I have a number of friends (including some younger clergy) who are all caught up on the latest gadgets and ways of being connected. I, on the other hand, am hopelessly behind the times (my phone has no internet!) and because of the little Luddite inside of me, part of me likes it that way. These up-to-date friends of mine, through their all purpose mobile device, are constantly in touch with email, facebook, twitter, blogs, texts, voicemail, Myspace, Google and (lest we forget) phone calls. This sometimes makes uninterrupted conversation with these individuals frustratingly difficult to sustain. I sometimes wonder, and with an uneasy feeling, about the spiritual effects of today's hyper-connectivity.
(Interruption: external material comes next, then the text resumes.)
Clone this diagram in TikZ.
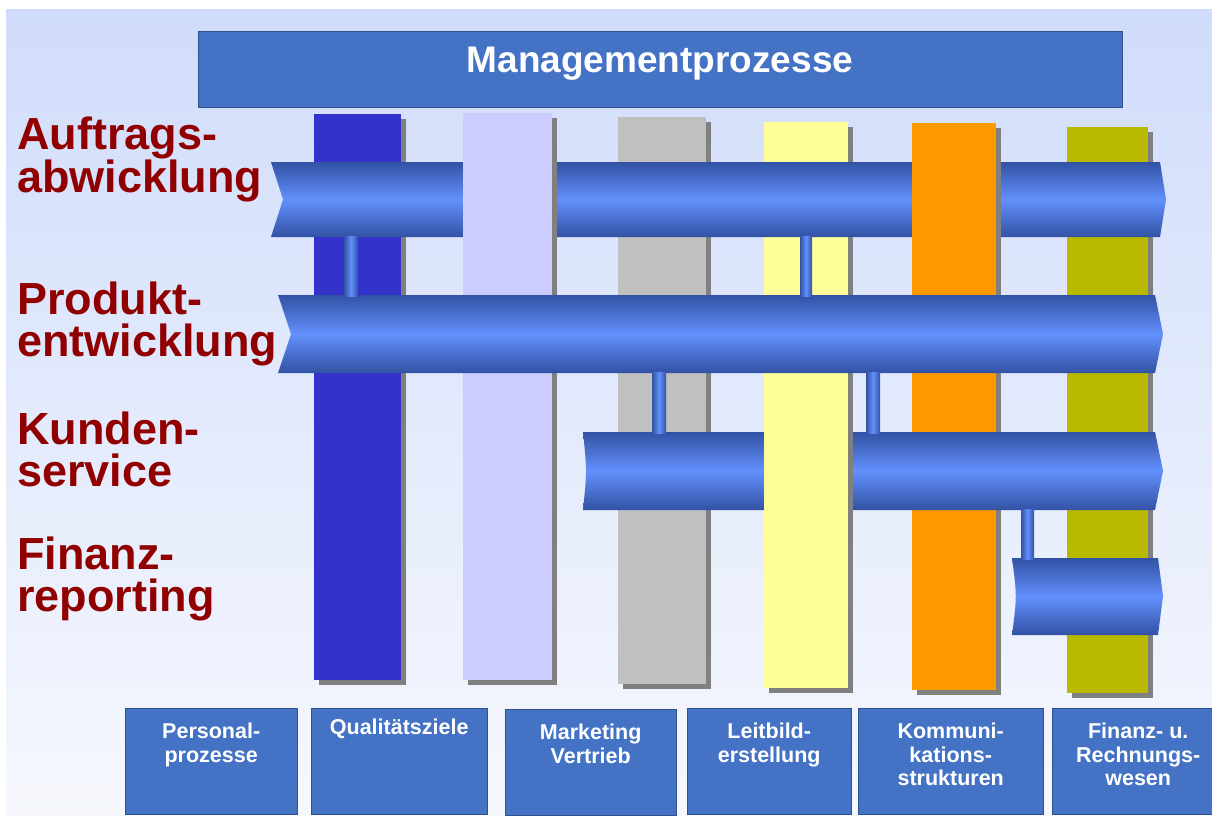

Here is a really thought provoking blog post on the "wired pastor".
Here is a quote:

In response to our frenetic world, in which we can speak instantly to anyone around the world but have very little to say, I would argue pastors should be inaccessible more often than not. Part of our problem is that we get agitated if the email bell doesn’t go off every 30 seconds. Over against this, the pastor needs to teach us, to embody patience, or even silence. If my pastor, for example, is always instantly emailing me back, when is she praying for me? When is she quietly sitting in God’s presence, waiting for a word for us for Sunday? When is she nourishing her own soul in a way unrelated to her service to us, but just because God is good?

Now that I think of it, I wonder if part of my attraction to the liturgical church has been precisely as a reaction to the technologizing of every other aspect of life. Going to a worship service where all is basically as it was a hundred, even a thousand, years ago is spiritually refreshing somehow, like a hike in the deep woods where the sounds of highways and airplanes do not intrude.